Het is gebleken, dat de scherpere controle, die in het bijzonder tusschen 1899 en 1903 werd uitgeoefend, onmiddellijk een snellen oploop van het aantal der overwerkvergunningen, vooral van die door den Burgemeester verleend, ten gevolge heeft gehad, en dat die beeft aangehouden bij het blijvend hooge cijfer der geconstateerde overtredingen. Terwijl in 1899 het aantal geconstateerde overtredingen sterk steeg, nam in 1900 het aantal overwerkvergunningen toe. Ditzelfde verschijnsel herhaalt zich in de latere jaren, waardoor het duidelijk wordt, dat zoodra een scherpere controle op avondwerk uitgeoefend wordt, de invloed op het aantal aangevraagde overwerkvergunningen zich het volgend jaar doet gevoelen. Dit maakte het te meer van belang, dat het verleenen der overwerkvergunningen beperkt werd tot het hoog noodige. Vooral voor zoover dit door de Burgemeesters geschiedt, was een beperking dezer vrijgevigheid te dien opzichte zeer gewenscht, te meer omdat in het algemeen geen overleg tusschen de Burgemeesters en de arbeidsinspectie omtrent die aangelegenheid plaats had. De Minister heeft het daarom wenschelijk geoordeeld de aandacht der Commissarissen der Koningin op dit onderwerp te vestigen.

Het hoofd van het 2de district klaagt er over, dat het bepaalde krachtens art. 5 der Arbeidswet zoo slecht doordringt in den geest der bevolking. Zonder gewetensbezwaar worden ernstige overtredingen begaan en de kans om hierin een ommekeer teweeg te brengen is zeer gering bij de vrij groote onverschilligheid der arbeiders, terwijl ook de naar aanleiding dier overtredingen gevelde vonnissen niet altijd krachtig medewerken tot het handhaven der wet. Het hoofd van het 6de district wijst er op, dat dit artikel een voortdurend toezicht noodig maakt voornamelijk des avonds, zoodat reeds daarom de naleving in de afgelegen gemeenten bezwaarlijk voldoende is na te gaan door de ambtenaren der Arbeidsinspectie alléén. In het 6de district werden door het personeel der Arbeidsinspectie 145 avondcontröles verricht, waarbij 18 overtredingen werden geconstateerd. Uit het 8ste district wordt bericht, dat op 435 avondcontröles door de inspectie-ambtenaren verricht op tijden, dat er gewoonlijk behoefte aan overwerk bestaat, slechts 10 overtredingen geconstateerd werden, waaruit de Inspecteur besluit, dat de wetsbepaling als regel goed wordt nagekomen.

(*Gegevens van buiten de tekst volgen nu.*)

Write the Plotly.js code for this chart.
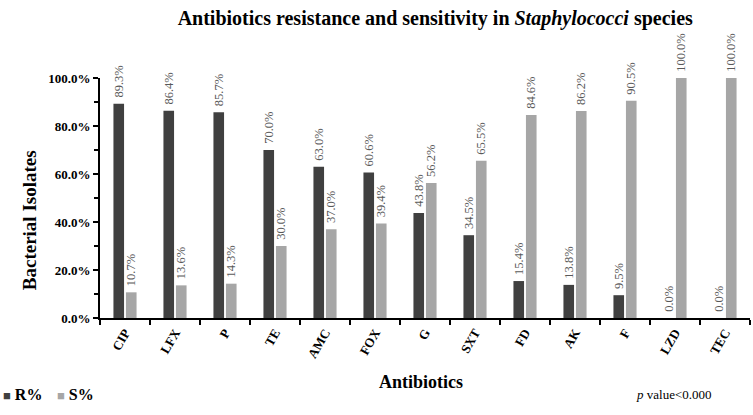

In het 1ste district werden op 122 controles na 's avonds 7 en vóór des v.m. 5 uur 8 en op Zondag 2 overtredingen geconstateerd, terwijl in het 2de district op 109 avondcontröles 2 overtredingen werden waargenomen.

In tegenstelling met de opmerking van zijn ambtgenoot in het 2de district, wijst het hoofd van het 5de district (Amsterdam) er op, hoe krachtig de inspectie door de vakvereenigingen en arbeiders gesteund wordt. Daardoor is het te verklaren, dat op 164 avondbezoeken door de inspectie afgelegd, 23 processen-verbaal werden opgemaakt, of ongeveer 14 pCt., terwijl op 4 768 avondcontröles der politie 51 processen-verbaal vielen of iets meer dan 1 pCt.